▶ _Short task_: Retype the opening lines of the listing below, ending with the line that contains "utility_target = 0.730", and leave out any pictures.

---------------

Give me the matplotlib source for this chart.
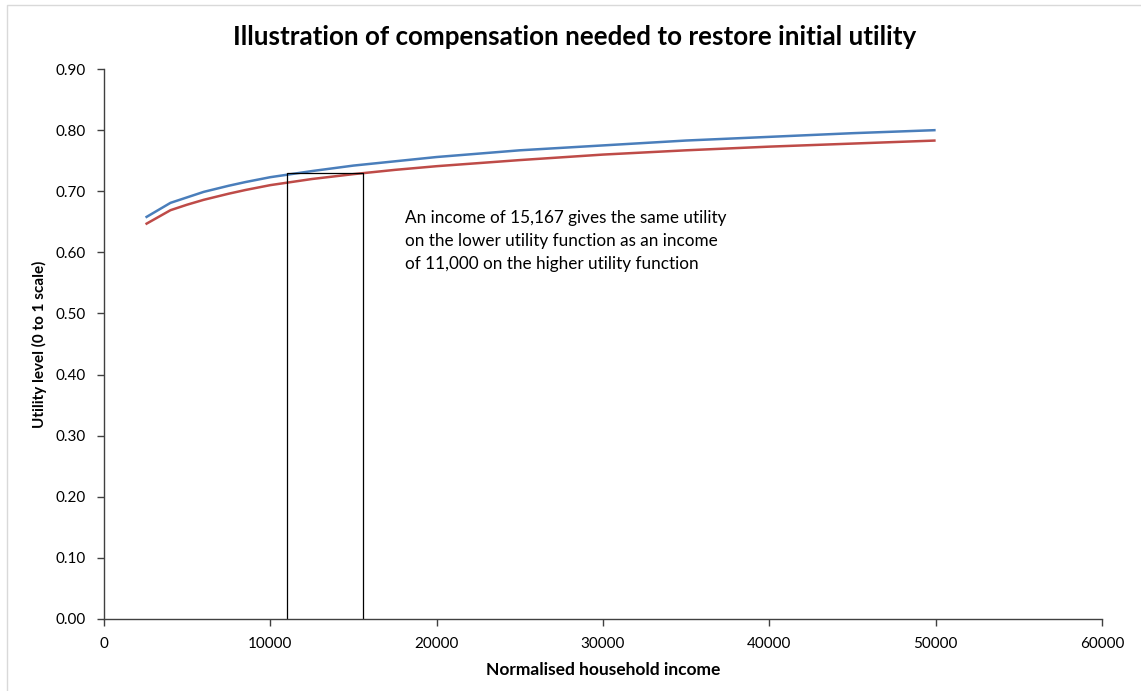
import matplotlib
matplotlib.use('Agg')
import matplotlib.pyplot as plt
from matplotlib.lines import Line2D

# values
income = [2500, 4000, 5000, 6000, 7500, 8500, 10000, 12500, 15000, 17500, 20000,
          25000, 30000, 35000, 40000, 45000, 50000]
utility_high = [0.657, 0.681, 0.690, 0.699, 0.709, 0.715, 0.723, 0.733, 0.742, 0.749, 0.756,
                0.767, 0.775, 0.783, 0.789, 0.795, 0.800]
utility_low = [0.646, 0.669, 0.678, 0.686, 0.696, 0.702, 0.710, 0.720, 0.728, 0.735, 0.741,
               0.751, 0.760, 0.767, 0.773, 0.778, 0.783]

income_before = 11000
income_after = 15600
utility_target = 0.730

note = ('An income of 15,167 gives the same utility\n'
        'on the lower utility function as an income\n'
        'of 11,000 on the higher utility function')

plt.rcParams['font.family'] = ['Lato', 'DejaVu Sans']

fig = plt.figure(figsize=(11.41, 6.91), dpi=100)
ax = fig.add_axes([0.0911, 0.1042, 0.8747, 0.7959])

ax.plot(income, utility_high, color='#4A7EBB', lw=1.8, solid_capstyle='butt', solid_joinstyle='round')
ax.plot(income, utility_low, color='#BE4B48', lw=1.8, solid_capstyle='butt', solid_joinstyle='round')

# compensation box
ax.plot([income_before, income_before, income_after, income_after],
        [0, utility_target, utility_target, 0], color='black', lw=0.9)

ax.text(18100, 0.669, note, fontsize=12.3, va='top', ha='left', linespacing=1.55)

ax.set_xlim(0, 60000)
ax.set_ylim(0, 0.9)
ax.set_xticks(range(0, 60001, 10000))
ax.set_yticks([i / 10 for i in range(10)])
ax.set_yticklabels([f'{i / 10:.2f}' for i in range(10)])
ax.tick_params(labelsize=11, direction='out', length=5, color='#404040', width=1)
ax.tick_params(axis='x', pad=8)
ax.tick_params(axis='y', pad=8)
for s in ['top', 'right']:
    ax.spines[s].set_visible(False)
for s in ['left', 'bottom']:
    ax.spines[s].set_color('#404040')
    ax.spines[s].set_linewidth(1)

ax.set_xlabel('Normalised household income', fontsize=12.5, fontweight='bold', labelpad=8)
ax.set_ylabel('Utility level (0 to 1 scale)', fontsize=11, fontweight='bold', labelpad=6)
fig.text(0.504, 0.946, 'Illustration of compensation needed to restore initial utility',
         ha='center', va='center', fontsize=18.7, fontweight='bold')

# chart area border (only left and top visible in the crop)
fig.add_artist(Line2D([0.0061, 0.0061, 1.0], [0.0, 0.9928, 0.9928], color='#D9D9D9', lw=1))

fig.savefig('out.png', dpi=100)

---------------

▶ _Correct result_:
Give me the matplotlib source for this chart.
import matplotlib
matplotlib.use('Agg')
import matplotlib.pyplot as plt
from matplotlib.lines import Line2D

# values
income = [2500, 4000, 5000, 6000, 7500, 8500, 10000, 12500, 15000, 17500, 20000,
          25000, 30000, 35000, 40000, 45000, 50000]
utility_high = [0.657, 0.681, 0.690, 0.699, 0.709, 0.715, 0.723, 0.733, 0.742, 0.749, 0.756,
                0.767, 0.775, 0.783, 0.789, 0.795, 0.800]
utility_low = [0.646, 0.669, 0.678, 0.686, 0.696, 0.702, 0.710, 0.720, 0.728, 0.735, 0.741,
               0.751, 0.760, 0.767, 0.773, 0.778, 0.783]

income_before = 11000
income_after = 15600
utility_target = 0.730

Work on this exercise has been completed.